HAVRE, Mont. (NMB) – The City of Havre held a Streets and Sidewalks Committee meeting on Monday and had an extensive discussion about options for making 6th Street Safer.
Police Chief Gabe Matosich suggested turning the road into an eastbound one-lane one-way from about 7th Avenue to 12th Avenue. He says this area has no alleys and has seen many crashes, especially side-swipes, and is a serious safety hazard for pedestrians as well.
“6th Street is becoming like a through street. I think everybody uses it to get across. It seems like that westbound traffic going down a hill, they are gaining quite a bit of speed coming down,” said Matosich.
“I grew up on 6th Street on the top of the second hill, and there were so many crashes. When they would race, they would go from 12th Avenue and go airborne,” said City Clerk Liz McIntosh.
Matosich says the City has tried to make the area safer with measures such as putting in a flashing electronic speed limit sign, and they have seen some positive impacts. The signs were moved from the area around St. Jude’s temporarily after the last school year ended. Matosich said there are currently signs in both directions, and one of them has been collecting data on traffic over the past month.
Public Works Director Dave Peterson acknowledged the problems with 6th Street but said that change could lead to more traffic on 12th Avenue, which is another problem road.
“Now you’re taking everybody to 12th Avenue, that is your problem intersection, by a one-way.

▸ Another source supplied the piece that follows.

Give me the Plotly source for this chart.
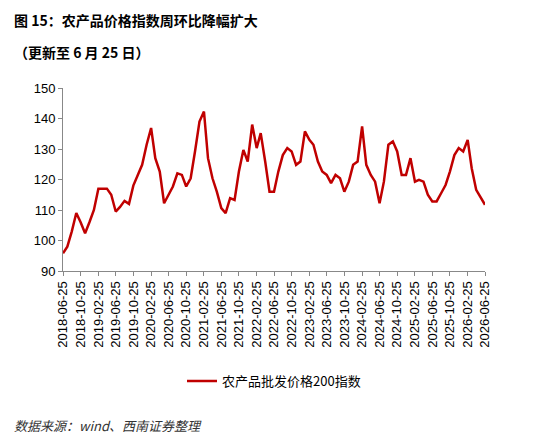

Everybody on 6th Street is going to go to 12th Avenue, and that’s going to be your problem. And you’re taking everybody away from downtown that live on that street to get to work,” said Peterson.
It could also result in residents on one side of the road having to move their garbage receptacles across the street on pickup day, and may lead to 5th Street turning into a westbound one-way in the same area.
One potential remedy for the garbage issue is to make the street a westbound one-way for a few hours a week to allow for pickup on the north side of the street. This is what Bozeman does for narrow one-way streets, according to Alderman Andrew Brekke.
No action was taken at the meeting, and the Commission said they would like to see the public weigh in on the issue.
“If we can reduce the direction of the traffic by half, we’re going to increase pedestrian safety for sure. I think a one-way heading east is brilliant. I think it’s really going to make people slow down a bit and think about where they are going,” said Alderwoman Sarah McKinney.
Brekke said there was a proposal several years ago to prohibit parking on one side of 6th Street, but that never went anywhere and would have been problematic since there is no alley access in the area.
“Really, (the issues) are the speed, a lot of people who are using it as a thoroughfare, and then the parking on both sides because it is already narrow. My thought would be to increase the speed to like 100 and let people just launch,” joked Brekke.
“They’re already doing that,” replied Matosich.
Peterson said that there does need to be some sort of solution, as people are parking on the sidewalk to avoid being hit by other vehicles, and that is further impacting pedestrian safety.
Brekke said in the meantime, it is important for the public to be courteous and respectful of residents in that area and drive it as if it is your neighborhood.
“Just getting people to recognize the fact that it’s narrow already and your speed is a factor. Be courteous of the people who live on that street, who pay taxes on that street, find an alternative route. There are other roads – 9th and 11th are alternative streets. It’s amazing to me how many people go and use 6th.”
The meeting was actually called in order to discuss a business owner’s concern over a lack of handicap sports where she is relocating her psychiatry firm, which will be at 311 3rd Street. The Committee voted to recommend a handicap spot be placed on the northwest corner of the intersection of 4th Avenue and 4rd Street, next to the Farm Bureau Financial Services Office.
The recommendation will now go before the full City Council for potential approval.